### Task objective
Print nothing but the lines from the start of the listing below through the line that contains "(s12) at (212.5,540.5)". Do not include the pictures.

#####

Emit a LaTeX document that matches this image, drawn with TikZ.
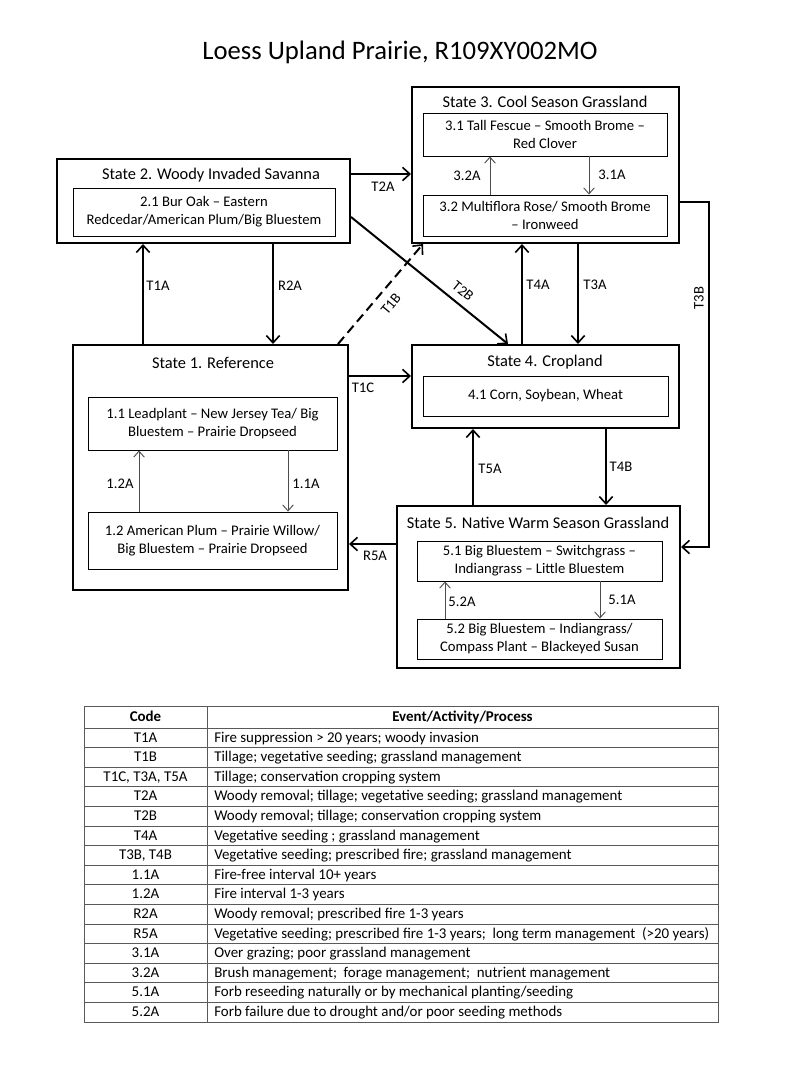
\documentclass[tikz,border=0pt]{standalone}
\usepackage{fontspec}
\setmainfont{Carlito}
\usetikzlibrary{arrows.meta}
\begin{document}
\begin{tikzpicture}[x=0.75pt,y=-0.75pt,
  wh/.style n args={2}{minimum width=#1*0.75pt, minimum height=#2*0.75pt},
  statebox/.style={draw, line width=1.5pt, inner sep=0pt},
  subbox/.style={draw, line width=0.7pt, inner sep=0pt, align=center, font=\fontsize{11}{13.5}\selectfont},
  stitle/.style={inner sep=0pt, font=\fontsize{12.3}{14}\selectfont},
  lbl/.style={inner sep=0pt, font=\fontsize{11}{12}\selectfont},
  bigarrow/.style={line width=1.5pt, -{Straight Barb[length=5.5pt,width=10pt,line width=1.2pt]}},
  smallarrow/.style={line width=0.7pt, draw=black!70, -{Straight Barb[length=4.5pt,width=8pt,line width=0.7pt]}},
  tblline/.style={line width=0.7pt, draw=black!65},
  tbltxt/.style={inner sep=0pt, anchor=base, font=\fontsize{11.2}{13}\selectfont}
]
\useasboundingbox (0,0) rectangle (800,1067);

% title
\node[inner sep=0pt, font=\fontsize{20}{24}\selectfont] (title) at (400,52) {Loess Upland Prairie, R109XY002MO};

% State 2
\node[statebox, wh={293}{84}] (s2) at (203.5,201) {};
\node[stitle] (s2t) at (211,175) {State 2. Woody Invaded Savanna};
\node[subbox, wh={262}{48}] (s21) at (204,212) {2.1 Bur Oak -- Eastern\\Redcedar/American Plum/Big Bluestem};

% State 3
\node[statebox, wh={267}{156}] (s3) at (545.5,165) {};
\node[stitle] (s3t) at (545,102) {State 3. Cool Season Grassland};
\node[subbox, wh={244}{43}] (s31) at (545,134.5) {3.1 Tall Fescue -- Smooth Brome --\\Red Clover};
\node[subbox, wh={244}{41}] (s32) at (545,215.5) {3.2 Multiflora Rose/ Smooth Brome\\-- Ironweed};

% State 1
\node[statebox, wh={275}{245}] (s1) at (210.5,467.5) {};
\node[stitle] (s1t) at (213,363) {State 1. Reference};
\node[subbox, wh={249}{53}] (s11) at (212.5,423.5) {1.1 Leadplant -- New Jersey Tea/ Big\\Bluestem -- Prairie Dropseed};
\node[subbox, wh={249}{57}] (s12) at (212.5,540.5) {1.2 American Plum -- Prairie Willow/\\Big Bluestem -- Prairie Dropseed};

% State 4
\node[statebox, wh={267}{83}] (s4) at (545.5,386.5) {};
\node[stitle] (s4t) at (545,362) {State 4. Cropland};
\node[subbox, wh={245}{40}] (s41) at (545.5,396) {4.1 Corn, Soybean, Wheat};

% State 5
\node[statebox, wh={283}{162}] (s5) at (538.5,587) {};
\node[stitle] (s5t) at (538,523) {State 5. Native Warm Season Grassland};
\node[subbox, wh={245}{40}] (s51) at (539.5,561) {5.1 Big Bluestem -- Switchgrass --\\Indiangrass -- Little Bluestem};
\node[subbox, wh={245}{40}] (s52) at (539.5,639) {5.2 Big Bluestem -- Indiangrass/\\Compass Plant -- Blackeyed Susan};

% transitions between states
\draw[bigarrow] (s2.east |- 0,174) -- (s3.west |- 0,174);
\node[lbl] (lT2A) at (383,187) {T2A};
\draw[bigarrow] (143,0 |- s1.north) -- (143,0 |- s2.south);
\node[lbl] (lT1A) at (158,286) {T1A};
\draw[bigarrow] (273,0 |- s2.south) -- (273,0 |- s1.north);
\node[lbl] (lR2A) at (290,286) {R2A};
\draw[bigarrow] (s1.east |- 0,376) -- (s4.west |- 0,376);
\node[lbl] (lT1C) at (363,388) {T1C};
\draw[bigarrow] (s5.west |- 0,544) -- (s1.east |- 0,544);
\node[lbl] (lR5A) at (375,556) {R5A};
\draw[bigarrow] (522,0 |- s4.north) -- (522,0 |- s3.south);
\node[lbl] (lT4A) at (538,285) {T4A};
\draw[bigarrow] (578,0 |- s3.south) -- (578,0 |- s4.north);
\node[lbl] (lT3A) at (595,285) {T3A};
\draw[bigarrow] (473,0 |- s5.north) -- (473,0 |- s4.south);
\node[lbl] (lT5A) at (490,469) {T5A};
\draw[bigarrow] (606,0 |- s4.south) -- (606,0 |- s5.north);
\node[lbl] (lT4B) at (621,467) {T4B};
\coordinate (t3bc) at (709,547);
\draw[bigarrow] (s3.east |- 0,202) -| (t3bc) -- (s5.east |- t3bc);
\node[lbl, rotate=90] (lT3B) at (699,298) {T3B};
\draw[bigarrow] (s2.east |- 0,217) -- (508,0 |- s4.north);
\node[lbl, rotate=-39] (lT2B) at (463,291) {T2B};
\draw[bigarrow, dashed, dash pattern=on 7pt off 4pt] (338,0 |- s1.north) -- (423,0 |- s3.south);
\node[lbl, rotate=50] (lT1B) at (391,304) {T1B};

% community pathways
\draw[smallarrow] (139,0 |- s12.north) -- (139,0 |- s11.south);
\node[lbl] (l12A) at (120,484) {1.2A};
\draw[smallarrow] (288,0 |- s11.south) -- (288,0 |- s12.north);
\node[lbl] (l11A) at (306,484) {1.1A};
\draw[smallarrow] (490,0 |- s32.north) -- (490,0 |- s31.south);
\node[lbl] (l32A) at (467,176) {3.2A};
\draw[smallarrow] (589,0 |- s31.south) -- (589,0 |- s32.north);
\node[lbl] (l31A) at (612,175) {3.1A};
\draw[smallarrow] (445,0 |- s52.north) -- (445,0 |- s51.south);
\node[lbl] (l52A) at (462,602) {5.2A};
\draw[smallarrow] (600,0 |- s51.south) -- (600,0 |- s52.north);
\node[lbl] (l51A) at (622,600) {5.1A};

% table
\draw[tblline] (84,706) rectangle (718,1022);
\draw[tblline] (207,706) -- (207,1022);
\foreach \i in {0,...,14} {\draw[tblline] (84,728+19.6*\i) -- (718,728+19.6*\i);}
\node[tbltxt, font=\fontsize{11.2}{13}\selectfont\bfseries] (hcode) at (145.5,721.5) {Code};
\node[tbltxt, font=\fontsize{11.2}{13}\selectfont\bfseries] (hevent) at (462.5,721.5) {Event/Activity/Process};
\foreach \c/\t [count=\i from 0] in {
  {T1A}/{Fire suppression > 20 years; woody invasion},
  {T1B}/{Tillage; vegetative seeding; grassland management},
  {T1C, T3A, T5A}/{Tillage; conservation cropping system},
  {T2A}/{Woody removal; tillage; vegetative seeding; grassland management},
  {T2B}/{Woody removal; tillage; conservation cropping system},
  {T4A}/{Vegetative seeding ; grassland management},
  {T3B, T4B}/{Vegetative seeding; prescribed fire; grassland management},
  {1.1A}/{Fire-free interval 10+ years},
  {1.2A}/{Fire interval 1-3 years},
  {R2A}/{Woody removal; prescribed fire 1-3 years},
  {R5A}/{Vegetative seeding; prescribed fire 1-3 years; \ long term management \ (>20 years)},
  {3.1A}/{Over grazing; poor grassland management},
  {3.2A}/{Brush management; \ forage management; \ nutrient management},
  {5.1A}/{Forb reseeding naturally or by mechanical planting/seeding},
  {5.2A}/{Forb failure due to drought and/or poor seeding methods}} {
  \node[tbltxt] (code\i) at (145.5,742+19.6*\i) {\c};
  \node[tbltxt, anchor=base west] (ev\i) at (214,742+19.6*\i) {\t};
}
\end{tikzpicture}
\end{document}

#####

### Output of the task
Emit a LaTeX document that matches this image, drawn with TikZ.
\documentclass[tikz,border=0pt]{standalone}
\usepackage{fontspec}
\setmainfont{Carlito}
\usetikzlibrary{arrows.meta}
\begin{document}
\begin{tikzpicture}[x=0.75pt,y=-0.75pt,
  wh/.style n args={2}{minimum width=#1*0.75pt, minimum height=#2*0.75pt},
  statebox/.style={draw, line width=1.5pt, inner sep=0pt},
  subbox/.style={draw, line width=0.7pt, inner sep=0pt, align=center, font=\fontsize{11}{13.5}\selectfont},
  stitle/.style={inner sep=0pt, font=\fontsize{12.3}{14}\selectfont},
  lbl/.style={inner sep=0pt, font=\fontsize{11}{12}\selectfont},
  bigarrow/.style={line width=1.5pt, -{Straight Barb[length=5.5pt,width=10pt,line width=1.2pt]}},
  smallarrow/.style={line width=0.7pt, draw=black!70, -{Straight Barb[length=4.5pt,width=8pt,line width=0.7pt]}},
  tblline/.style={line width=0.7pt, draw=black!65},
  tbltxt/.style={inner sep=0pt, anchor=base, font=\fontsize{11.2}{13}\selectfont}
]
\useasboundingbox (0,0) rectangle (800,1067);

% title
\node[inner sep=0pt, font=\fontsize{20}{24}\selectfont] (title) at (400,52) {Loess Upland Prairie, R109XY002MO};

% State 2
\node[statebox, wh={293}{84}] (s2) at (203.5,201) {};
\node[stitle] (s2t) at (211,175) {State 2. Woody Invaded Savanna};
\node[subbox, wh={262}{48}] (s21) at (204,212) {2.1 Bur Oak -- Eastern\\Redcedar/American Plum/Big Bluestem};

% State 3
\node[statebox, wh={267}{156}] (s3) at (545.5,165) {};
\node[stitle] (s3t) at (545,102) {State 3. Cool Season Grassland};
\node[subbox, wh={244}{43}] (s31) at (545,134.5) {3.1 Tall Fescue -- Smooth Brome --\\Red Clover};
\node[subbox, wh={244}{41}] (s32) at (545,215.5) {3.2 Multiflora Rose/ Smooth Brome\\-- Ironweed};

% State 1
\node[statebox, wh={275}{245}] (s1) at (210.5,467.5) {};
\node[stitle] (s1t) at (213,363) {State 1. Reference};
\node[subbox, wh={249}{53}] (s11) at (212.5,423.5) {1.1 Leadplant -- New Jersey Tea/ Big\\Bluestem -- Prairie Dropseed};
\node[subbox, wh={249}{57}] (s12) at (212.5,540.5) {1.2 American Plum -- Prairie Willow/\\Big Bluestem -- Prairie Dropseed};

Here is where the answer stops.